Ottawa : The Canadian government will need another year to balance its budget, according to an economic update.

The federal deficit for the current 2012-13 fiscal year will be 26 billion Canadian dollars, or nearly 5 billion dollars more than the 21.1 billion-dollar deficit forecasted in the March 2012 budget. As a result, Ottawa won’t be able to balance its books until 2016-17, reported Xinhua.

In its 2012 budget, the federal government expected to achieve a 3.4 billion dollar surplus by 2015-16, a positive fiscal territory not seen in Canada in almost a decade. Now, it doesn’t expect to get back into the black until 2016-17 with a modest 1.7 billion-dollar surplus.

The Canadian deficit will also be between six and seven billion dollars higher between 2013 and 2015 than previously anticipated.

“Canada has clearly been affected by volatile and falling world commodity prices since the budget in late March,” federal Finance Minister Jim Flaherty said in a luncheon speech Tuesday to the chamber of commerce in Fredericton, capital of the Canadian Atlantic province of New Brunswick.

He explained that lower current and projected world commodity prices have reduced the outlook for the prices of goods and services produced by Canadian businesses and workers which in turn has reduced the expected level of nominal gross domestic product (GDP) this year and over the next five years.

“World prices have fallen for the commodities we produce, which reduces profits and incomes and, ultimately, revenues for the government,” Flaherty said this would have a “direct and significant impact” on the government’s fall fiscal outlook.

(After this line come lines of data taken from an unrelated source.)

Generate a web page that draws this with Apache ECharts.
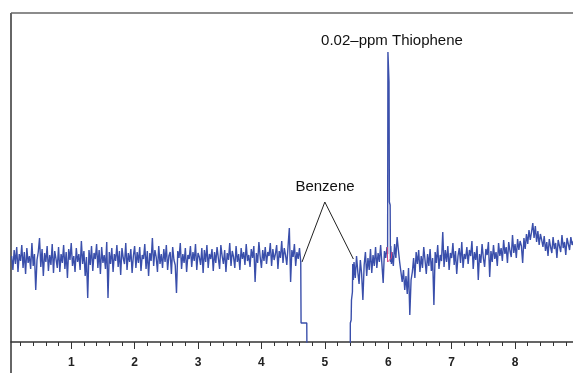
<!DOCTYPE html>
<html>
<head>
<meta charset="utf-8">
<script src="https://cdn.jsdelivr.net/npm/echarts@6/dist/echarts.min.js"></script>
<style>
  html, body { margin: 0; padding: 0; background: #fff; }
  #chart { width: 573px; height: 373px; }
</style>
</head>
<body>
<div id="chart"></div>
<script>
// retention time axis (min), detector response in arbitrary units
var sampleStep = 0.02;

// baseline before benzene, starts at 0.06 min
var baselineAStart = 0.06;
var baselineA = [
  86, 72, 92, 78, 95, 70, 88, 81, 97, 74, 90, 68, 94, 79, 86, 73, 99, 76, 88, 52,
  82, 90, 104, 75, 93, 66, 89, 80, 96, 71, 87, 77, 98, 69, 91, 83, 74, 95, 70, 88,
  79, 97, 73, 90, 64, 93, 82, 99, 76, 86, 70, 94, 80, 88, 72, 101, 78, 91, 66, 85,
  44, 92, 77, 96, 71, 89, 83, 98, 74, 92, 68, 95, 79, 87, 73, 100, 44, 90, 78, 94,
  70, 88, 81, 97, 75, 91, 67, 94, 84, 78, 99, 72, 89, 80, 93, 69, 86, 96, 74, 90,
  79, 95, 71, 87, 83, 98, 73, 91, 66, 89, 81, 104, 76, 92, 85, 70, 96, 78, 88, 74,
  93, 80, 97, 72, 86, 90, 68, 95, 82, 77, 49, 91, 84, 99, 73, 88, 79, 94, 70, 87,
  83, 96, 75, 90, 81, 98, 72, 89, 85, 77, 94, 69, 92, 80, 97, 74, 88, 83, 93, 71,
  90, 79, 95, 84, 73, 97, 86, 78, 92, 70, 89, 82, 99, 76, 91, 85, 74, 96, 80, 88,
  72, 94, 83, 90, 77, 98, 81, 87, 75, 93, 84, 96, 60, 89, 79, 100, 85, 74, 92, 81,
  95, 78, 90, 86, 99, 76, 93, 82, 88, 97, 73, 91, 84, 101, 79, 94, 87, 77, 96, 114,
  60, 92, 85, 98, 76, 90, 83, 94, 80
];

// negative benzene response (goes off scale), [time, response]
var benzeneDip = [
  [4.625, 19], [4.715, 19], [4.72, -40], [5.40, -40], [5.402, 19],
  [5.415, 22], [5.42, 42], [5.435, 50], [5.44, 78], [5.45, 62]
];

var baselineBStart = 5.46;
var baselineB = [
  80, 64, 86, 70, 58, 82, 68, 42, 77, 90, 66, 84, 72, 93, 69, 87, 76, 95, 74, 89,
  80, 97, 78, 59, 91, 84, 95
];

// thiophene peak, [time, response]
var thiophenePeak = [
  [5.99, 88], [5.995, 290], [6.005, 292], [6.012, 260], [6.018, 140],
  [6.03, 137], [6.035, 80], [6.04, 96], [6.05, 78]
];

var baselineCStart = 6.06;
var baselineC = [
  90, 76, 98, 84, 105, 92, 80, 70, 60, 72, 52, 66, 48, 74, 27, 62, 70, 84, 64, 90,
  78, 92, 70, 86, 74, 95, 82, 68, 88, 76, 93, 71, 84, 37, 90, 79, 97, 73, 87, 81,
  110, 75, 92, 80, 96, 72, 89, 84, 99, 77, 91, 68, 86, 94, 79, 100, 74, 88, 83, 95,
  78, 92, 86, 101, 73, 90, 82, 96, 62, 88, 79, 98, 84, 75, 93, 87, 100, 65, 91, 80,
  97, 83, 90, 76, 99, 86, 94, 81, 102, 88, 95, 79, 100, 91, 85, 107, 89, 98, 84, 103,
  92, 101, 96, 79, 104, 93, 108, 98, 112, 102, 110, 119, 104, 116, 100, 111, 97, 108, 102, 95,
  106, 91, 100, 86, 103, 95, 89, 105, 93, 99, 84, 102, 96, 90, 107, 94, 100, 87, 104, 98,
  92, 105, 97, 101, 89, 103, 96
];

// integration baseline under the thiophene peak
var integrationMark = [[5.985, 95], [5.99, 80], [6.05, 84], [6.055, 90]];

// annotation leader lines for benzene
var benzeneLeader = [[4.64, 80], [5.0, 140], [5.45, 83]];

var majorTicks = [1, 2, 3, 4, 5, 6, 7, 8];
var minorTicks = [
  0.2, 0.4, 0.6, 0.8, 1.2, 1.4, 1.6, 1.8, 2.2, 2.4, 2.6, 2.8, 3.2, 3.4, 3.6, 3.8,
  4.2, 4.4, 4.6, 4.8, 5.2, 5.4, 5.6, 5.8, 6.2, 6.4, 6.6, 6.8, 7.2, 7.4, 7.6, 7.8,
  8.2, 8.4, 8.6, 8.8
];

function toPairs(start, values) {
  var out = [];
  for (var i = 0; i < values.length; i++) {
    out.push([+(start + i * sampleStep).toFixed(3), values[i]]);
  }
  return out;
}

var trace = []
  .concat(toPairs(baselineAStart, baselineA))
  .concat(benzeneDip)
  .concat(toPairs(baselineBStart, baselineB))
  .concat(thiophenePeak)
  .concat(toPairs(baselineCStart, baselineC));

var chart = echarts.init(document.getElementById('chart'));

var fontFamily = '"Liberation Sans", Arial, Helvetica, sans-serif';
var xMin = 0.05;
var xMax = 8.914;

var option = {
  animation: false,
  backgroundColor: '#fff',
  grid: { left: 11, right: 0, top: 13, bottom: 31 },
  xAxis: [
    {
      type: 'value',
      min: xMin,
      max: xMax,
      splitLine: { show: false },
      axisLine: { show: true, lineStyle: { color: '#333', width: 1.5 } },
      axisTick: { show: true, customValues: majorTicks, length: 7, lineStyle: { color: '#333', width: 1 } },
      axisLabel: {
        customValues: majorTicks,
        margin: 15,
        color: '#222',
        fontSize: 12,
        fontWeight: 'bold',
        fontFamily: fontFamily
      }
    },
    {
      type: 'value',
      min: xMin,
      max: xMax,
      position: 'bottom',
      splitLine: { show: false },
      axisLine: { show: false },
      axisTick: { show: true, customValues: minorTicks, length: 4, lineStyle: { color: '#333', width: 1 } },
      axisLabel: { show: false }
    }
  ],
  yAxis: {
    type: 'value',
    min: 0,
    max: 329,
    show: false
  },
  series: [
    {
      type: 'line',
      data: trace,
      showSymbol: false,
      clip: true,
      lineStyle: { color: '#3a4fab', width: 1.4 },
      z: 3
    },
    {
      type: 'line',
      data: integrationMark,
      showSymbol: false,
      lineStyle: { color: '#d8457f', width: 1 },
      z: 4
    },
    {
      type: 'line',
      data: benzeneLeader,
      showSymbol: false,
      lineStyle: { color: '#222', width: 1 },
      z: 2
    }
  ],
  graphic: [
    {
      type: 'line',
      shape: { x1: 11, y1: 13, x2: 11, y2: 373 },
      style: { stroke: '#666', lineWidth: 2 }
    },
    {
      type: 'line',
      shape: { x1: 11, y1: 13, x2: 573, y2: 13 },
      style: { stroke: '#666', lineWidth: 1.5 }
    },
    {
      type: 'text',
      x: 392,
      y: 41,
      style: {
        text: '0.02\u2013ppm Thiophene',
        font: '15px ' + fontFamily,
        fill: '#111',
        textAlign: 'center',
        textVerticalAlign: 'middle'
      }
    },
    {
      type: 'text',
      x: 325,
      y: 187,
      style: {
        text: 'Benzene',
        font: '15px ' + fontFamily,
        fill: '#111',
        textAlign: 'center',
        textVerticalAlign: 'middle'
      }
    }
  ]
};

chart.setOption(option);
</script>
</body>
</html>
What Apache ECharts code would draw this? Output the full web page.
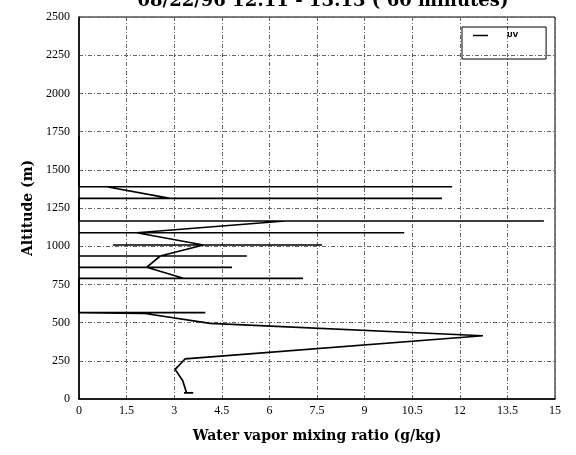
<!DOCTYPE html>
<html>
<head>
<meta charset="utf-8">
<script src="https://cdn.jsdelivr.net/npm/echarts@6/dist/echarts.min.js"></script>
<style>html,body{margin:0;padding:0;background:#fff}#c{width:576px;height:455px}</style>
</head>
<body>
<div id="c"></div>
<script>
const titleText = "08/22/96 12:11 - 13:13 ( 60 minutes)";
const seriesName = "UV";
const xAxisName = "Water vapor mixing ratio (g/kg)";
const yAxisName = "Altitude (m)";
const xMin = 0, xMax = 15, xStep = 1.5;
const yMin = 0, yMax = 2500, yStep = 250;

const mixingRatio = [3.31, 3.60, 3.39, 3.27, 3.03, 3.34, 12.73, 4.13, 2.03, 0, 3.98, 0,
  0, 7.06, 3.29, 2.13, 0, 4.82, 2.13, 2.56, 0, 5.29, 2.56, 3.92, 1.07, 7.66, 3.92,
  1.82, 0, 10.25, 1.82, 6.5, 0, 14.65, 0, 0, 11.44, 2.87, 0.87, 0, 11.76, 0, 0];
const altitude = [40, 40, 40, 120, 194, 262, 414, 495, 561, 565, 565, 565,
  790, 790, 790, 862, 862, 862, 862, 936, 936, 936, 936, 1008, 1008, 1008, 1008,
  1088, 1088, 1088, 1088, 1165, 1165, 1165, 1165, 1313, 1313, 1313, 1389, 1389, 1389, 1389, 1720];

const points = mixingRatio.map((v, i) => [v, altitude[i]]);

const chart = echarts.init(document.getElementById('c'), null, {renderer: 'canvas'});
const gridLine = {show: true, lineStyle: {color: '#666', width: 1, type: [4, 2, 1, 2]}};
chart.setOption({
  backgroundColor: '#fff',
  animation: false,
  title: {
    text: titleText, left: 318, textAlign: 'center', top: -13,
    textStyle: {fontFamily: 'DejaVu Serif', fontWeight: 'bold', fontSize: 18, color: '#000'}
  },
  legend: {
    left: 462, top: 27, orient: 'vertical',
    borderColor: '#000', borderWidth: 1,
    padding: [5, 28, 20, 11],
    icon: 'rect', itemWidth: 15, itemHeight: 1.5,
    textStyle: {fontFamily: 'DejaVu Sans', fontWeight: 'bold', fontSize: 7, color: '#000', padding: [0, 0, 0, 14]},
    data: [seriesName]
  },
  grid: {left: 79, right: 21, top: 17, bottom: 56, show: true, borderColor: '#000', borderWidth: 1},
  xAxis: {
    type: 'value', min: xMin, max: xMax, interval: xStep,
    name: xAxisName, nameLocation: 'middle', nameGap: 30,
    nameTextStyle: {fontFamily: 'DejaVu Serif', fontWeight: 'bold', fontSize: 14, color: '#000'},
    axisLine: {show: true, lineStyle: {color: '#000', width: 1.5}},
    axisTick: {show: false},
    axisLabel: {fontFamily: 'Liberation Serif', fontSize: 12, color: '#000', margin: 6,
      formatter: v => String(v)},
    splitLine: gridLine
  },
  yAxis: {
    type: 'value', min: yMin, max: yMax, interval: yStep,
    name: yAxisName, nameLocation: 'middle', nameGap: 43,
    nameTextStyle: {fontFamily: 'DejaVu Serif', fontWeight: 'bold', fontSize: 14, color: '#000'},
    axisLine: {show: true, lineStyle: {color: '#000', width: 1.5}},
    axisTick: {show: false},
    axisLabel: {fontFamily: 'Liberation Serif', fontSize: 12, color: '#000', margin: 9,
      formatter: v => String(v)},
    splitLine: gridLine
  },
  series: [{
    name: seriesName, type: 'line', data: points,
    symbol: 'none', lineStyle: {color: '#000', width: 1.7}, itemStyle: {color: '#000'}
  }]
});
</script>
</body>
</html>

Last month, government revenues were lower than expected because of about a five-percent drop in the global price of resource commodities Canada exports to the world.

According to Tuesday’s economic update, commodity prices have fallen by seven percent since Flaherty delivered his budget in March.

On Tuesday, he cited the ongoing sovereign debt and banking crisis in Europe and the so-called fiscal cliff in the United States as the two key international risks facing Canada.